ST. PETERSBURG, Fla. - The team of 10,000 losses won the 100th game of its magical season Wednesday night, and it was a thriller.
Phillies 3, Tampa Bay Rays 2.
One win down, three to go before Philadelphia's first major sports championship in a quarter-century.
Can you take three more of these?
The Phillies' first World Series game in 15 years was preceded by six off days, enough time for anxiety to build a comfy nest in the guts of players as well as fans.
Would the layoff take the Phillies out of the rhythm that saw them win seven of nine playoff games? Would the Rays, survivors of a tumultuous seven-game series against the Boston Red Sox, ride momentum and home-field advantage to a quick lead?
What was the deal with those rubber ducks, anyway?
Chase Utley, whose comment to manager Charlie Manuel led to the distribution of those mysterious ducks, delivered a quick answer in his very first at-bat. Utley's two-run home run off Rays starter Scott Kazmir dispelled worries about rust and instantly flipped the momentum in the Phillies' favor.
Just a day earlier, Utley had acknowledged that the layoff was a concern.
"In a perfect world," Utley said, "you'd want to play a day or two after (winning the pennant). It's not a perfect world."
The Backstreet Boys proved that with their showy version of the national anthem before the game. But Utley put a perfect swing on Kazmir's 2-2 pitch, driving it into the seats behind right field.
Jayson Werth, who had drawn a walk off the wobbly Kazmir, pumped his fist as he rounded second base, and the Phillies were on the board before ace lefthander Cole Hamels ever took the mound.

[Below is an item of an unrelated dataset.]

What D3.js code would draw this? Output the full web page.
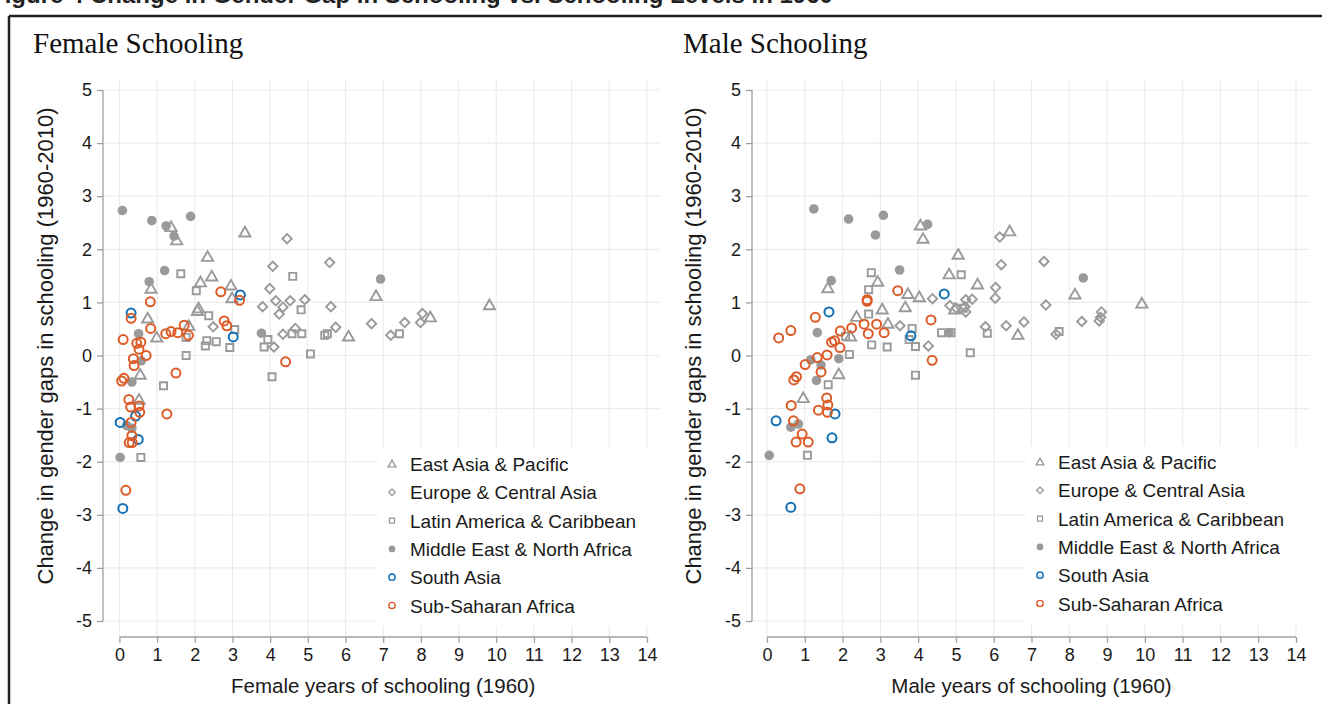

Fittingly, the Phillies' two Cali-cool stars - Utley and Hamels - showed up calm and composed amid the cowbell din and airless atmosphere of the hideous Tropicana Field.
Hamels, winner of the MVP trophy for the National League championship series, delivered his fourth stellar postseason performance, shackling a Rays lineup that had marauded through the Red Sox pitching staff during the AL championship series.
Hamels allowed just two runs, including a towering solo homer by Carl Crawford, in his seven innings. He was nearly flawless, and he had to be. Other than Utley's homer, the Phillies managed to scratch out just one more run. They had plenty of chances, filling the pond with ducks (so to speak) but stranding nine of them through eight innings.
Four times, the Phillies had a runner on third with one out and failed to bring him home. Shane Victorino was thrown out at home trying to score on a shallow fly ball by Jimmy Rollins in the second inning.
Squandering that many chances means asking for trouble, especially in the every-pitch-matters World Series. The Phillies asked, but Hamels and relievers Ryan Madson and Brad Lidge were there to provide the answers.
And so the Phillies ultimately fulfilled the preseason prophecy of Rollins, their all-star shortstop and all-world oracle. The man who declared the Phillies the "team to beat" in their breakthrough season of 2007 went a step further this time. He said the Phillies would win 100 games.
They won 92 in the regular season.
Thanks to Utley and Hamels, they reached 100.
Three more to go. Can you take it?
Let's just say the Phillies have all their ducks in a row.